Mais, si lord Palmerston ne se montre pas plus pressant à l’égard de la France, qu’il tient à écarter plutôt qu’à rapprocher des puissances européennes, en revanche il ne perd pas un moment pour préparer et pour faciliter l’exécution du traité qu’il va signer. Sa première préoccupation est de travailler sans relâche à affaiblir la marine française et de diminuer ainsi la force de résistance que nous aurons plus tard à lui opposer. Autant il est avare de dépêches sur la question d’Orient, autant il est prodigue de dépêches sur la question de nos armemens. Le ministère du 1er mars était à peine installé, que lord Palmerston faisait savoir à lord Granville, le 5 mars, qu’outre les dix-sept vaisseaux armés ou en armement, la France allait mettre en mer l’Inflexible de 90 canons, et lui enjoignait de demander des explications à M. Thiers.
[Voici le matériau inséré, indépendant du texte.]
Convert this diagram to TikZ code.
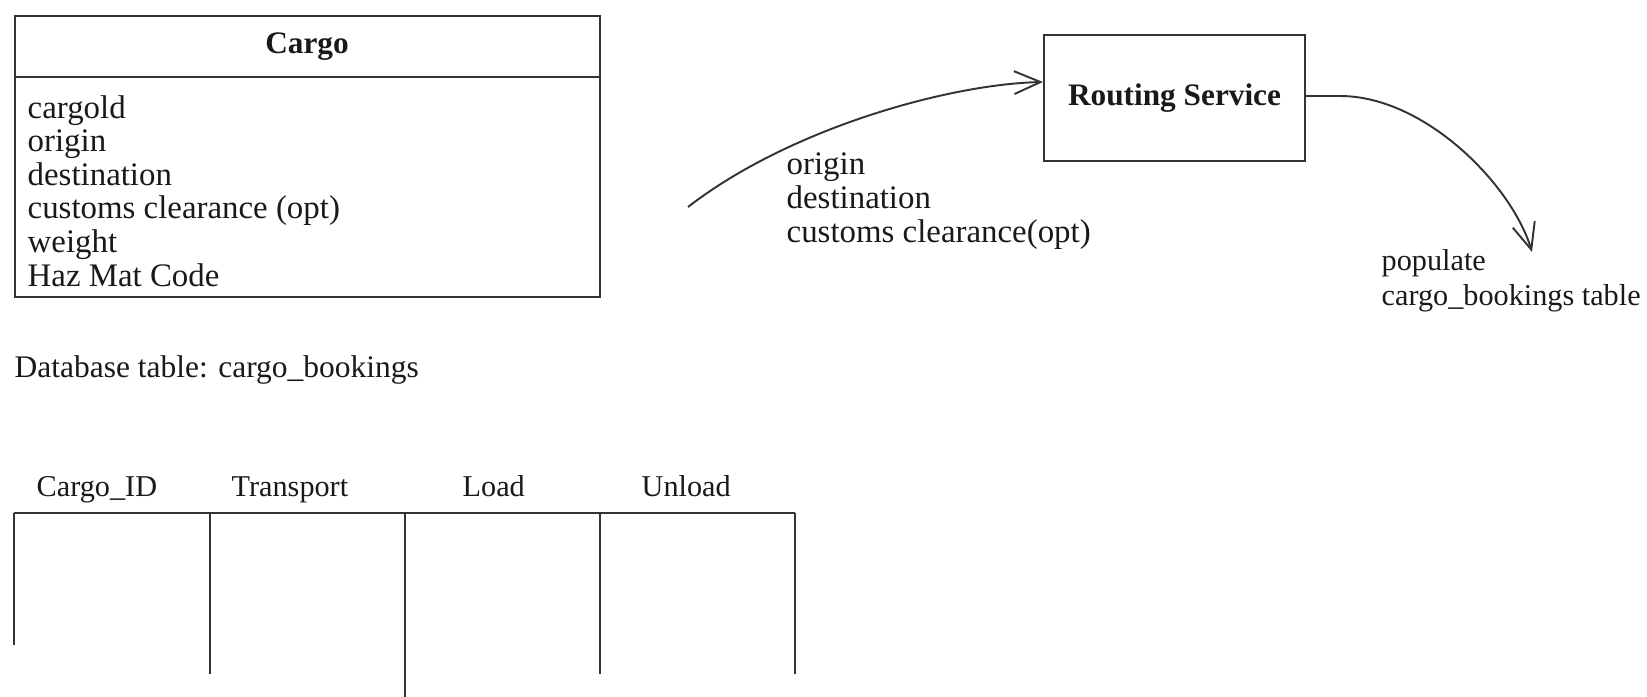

Le 17 mars, nouvelle sommation, dans laquelle le ministre anglais affiche la prétention de réduire à dix vaisseaux notre flotte de la Méditerranée. Le 5 mai, la querelle recommence : lord Palmerston, désespérant d’intimider la France, cherche à la persuader ; il offre, dans le cas où la France réduirait à douze vaisseaux de ligne le nombre de ses bâtimens en commission, de fixer au même nombre les forces navales de l’Angleterre dans la Méditerranée ; mais il se réserve de garder huit vaisseaux de plus, soit à Lisbonne, soit dans les Indes, soit à Portsmouth et à Chatam. La réponse de M. Thiers conciliait les soins de la prudence avec les intérêts de la modération. Il offrit d’opérer dans les forces navales de la France le même partage, et d’avoir une flotte à l’est, une flotte à l’ouest de Toulon. Lord Palmerston, voyant la mine éventée, demanda au parlement les moyens d’augmenter la marine anglaise dans le Levant.

  1. Dépêche de lord Palmerston à lord Beauvale, 12 mars 1840.